|
> A RNN makes predictions based on sequential data. When a RNN is trained on sequences of words, it learns to represent each word as a high dimensional vector which encodes the model’s understanding of that word. By projecting these high dimensional vectors into a two dimensional space, it’s possible to visualize their relationships and glean insights into the concepts that the model has learned. It sounds like what's being visualized are the probability vectors that the model creates, which are usually a value for each possible class (noun, verb, etc. in this case). If this is the case, I don't see how the t-sne visualization is much more useful than a confusion matrix. Typically prior to training, words are translated from dictionary indexes into word embeddings (high dimensional vectors, where dimension is >> than the number of classes) that let you compare them and do vector algebra like "king + queen - woman = man". You can visualize the word embeddings, and color code them by class after training to see if there are any sorts of patterns in your word embeddings. > The RNN learned all of this semantic understanding without a human ever having to code a definition of concepts like nouns, verbs, universities, cities, meetings, or social media. This is the power of deep learning algorithms. Was this an unsupervised approach? If so, that seems a little unusual for Part of Speech Tagging (POS tagging). I suppose the author could mean that the model was used to label Out of Vocabulary (OOV) words, aka words that never appeared in the training set. Labeling OOV data points is sort of the general benefit of machine learning, and I'm not sure can be attributed solely to Deep Learning. The main benefit I've gleaned from Deep Learning is that it automates the feature engineering phase of the machine learning pipeline. There are lots of good resources for RNNs, LSTMs, Word Embeddings and t-sne out there from Stanford, NYU, Theano, TensorFlow, and the like. Here's a blog post that gives some background if you're interested: http://colah.github.io/posts/2014-07-NLP-RNNs-Representation... |
This model is not a POS tagger. The model was trained to predict the next word in the email given the preceding words. So in that sense, it's similar to the word2vec models discussed in the link you shared. However for this work I used a recurrent neural network to learn a language model of the emails in our database.
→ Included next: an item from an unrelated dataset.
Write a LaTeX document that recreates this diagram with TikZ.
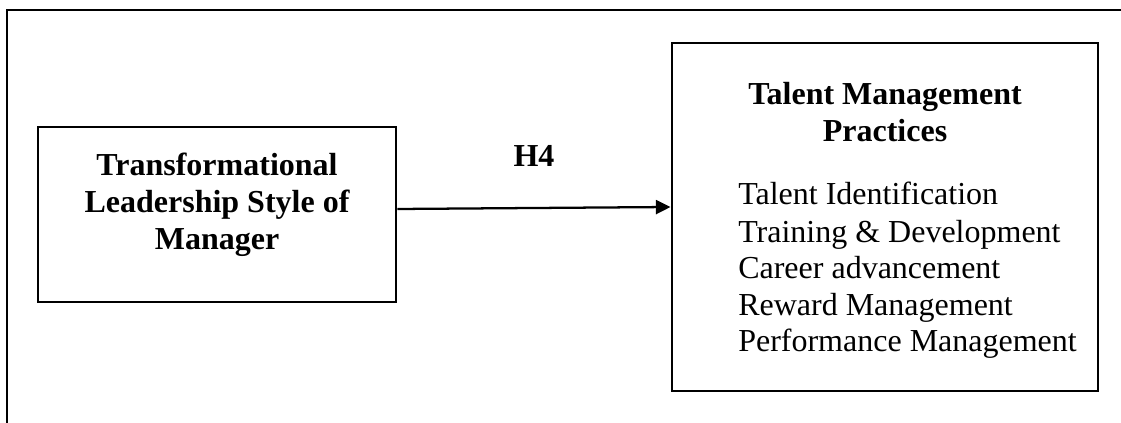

After training, I extracted the learned word vectors from the model (they are the weights that connect the input layer which uses a one-hot-encoding of vocab words to the embedding layer). I then used the t-SNE algorithm to reduce the dimensionality of the learned word vectors and then plotted them in 2 dimensions. The colors representing the parts of speech were added after the fact to show that the model had learned to distinguish between nouns, verbs, etc.